Me contó cómo fue torturado durante la huelga bananera del Pacifico sur. Una de esas noches la pasó encerrado en un calabozo tan pequeño que tuvo que dormir abrazado a un cadáver. Al salir, no podía hablar. Pasó meses en silencio. Se internó en un playón del Pacuare. Su madre le dejaba comida, pero él no lograba comunicarse. Hasta que un día, el río lo curó. Le devolvió la palabra. La vida. Volvió a su comunidad y siguió luchando, hasta que un cáncer fulminante, producto de aplicar el agroveneno nemagón, se lo llevó. Años después, logramos una salvaguarda que protege ese río de las represas, dedicada a la memoria de Don Carlos.

Como él, también nosotros podemos sanar. La Tierra aún quiere hablarnos. Podemos reconectarnos con la naturaleza y reintegrarnos a la deriva cósmica. Tal vez la medicina para la enfermedad que intenta matar nuestra humanidad sea recuperar esa conexión entre nuestro interior y el universo. Esa conciencia cósmica. Una relación que nunca debimos perder. Y cuya clave es el amor. No cualquier cariño, sino el amor más antiguo del universo.

Para eso, hay que perderle el miedo al afuera, al sueño, a la utopía. Porque reconectarnos con el cosmos solo puede devolvernos magia y vida. Hay que recordar que somos, básicamente, bacterias que aprendieron a llorar y amar.

Es posible que, aunque el sistema económico colapse como en un Big Bang, mientras sobrevivan las bacterias, la vida vuelva a regenerarse. Quizá en formas nuevas, sin acumulación, con menos razón y más amor. Seremos, tal vez, como aquellas células que decidieron unirse y no destruirse.

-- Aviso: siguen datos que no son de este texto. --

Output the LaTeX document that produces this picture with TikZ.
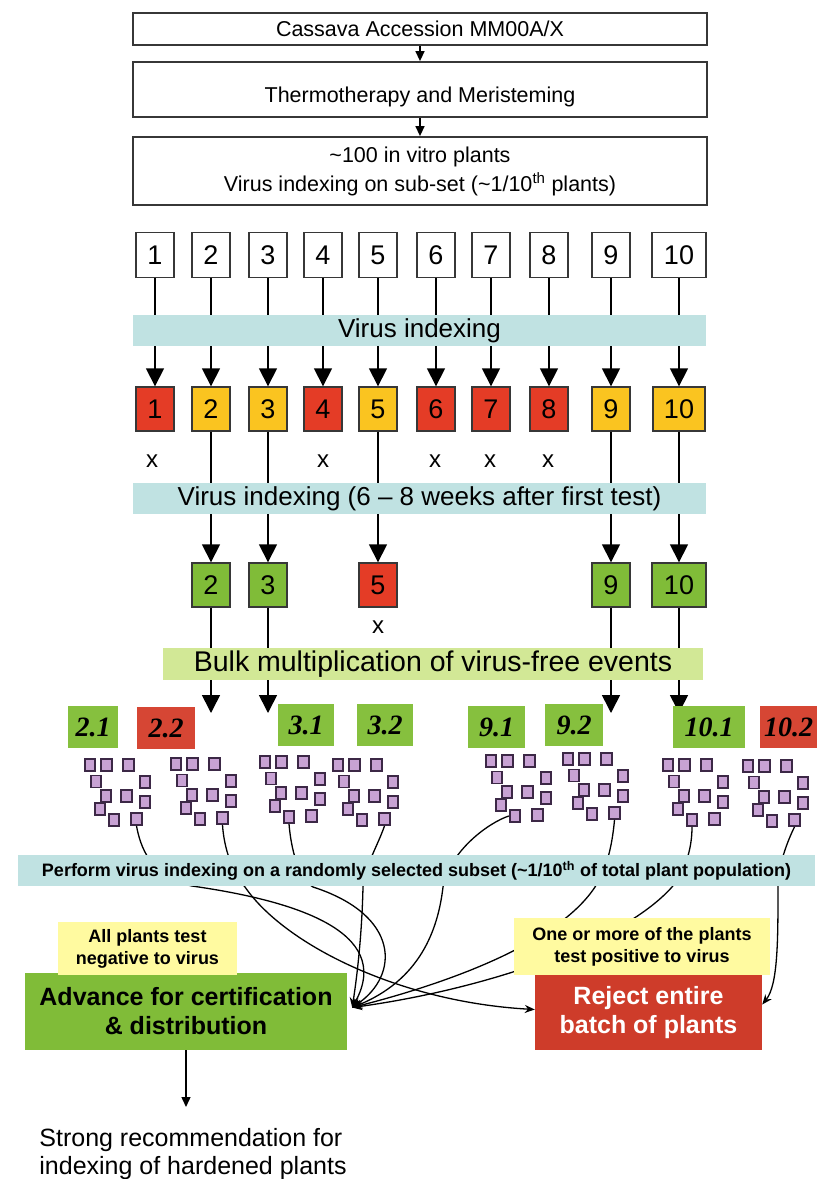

Y cuando una bacteria descomponga la última célula humana, tal vez en ella quede registrada una nueva secuencia de ADN que resuma nuestra historia y paso por el cosmos. Porque todo cabe en una sola célula. Y tal vez, esa nueva célula sabrá qué camino no volver a tomar. Tal vez volvamos a equivocarnos de amor, pero no de racionalidad autodestructiva.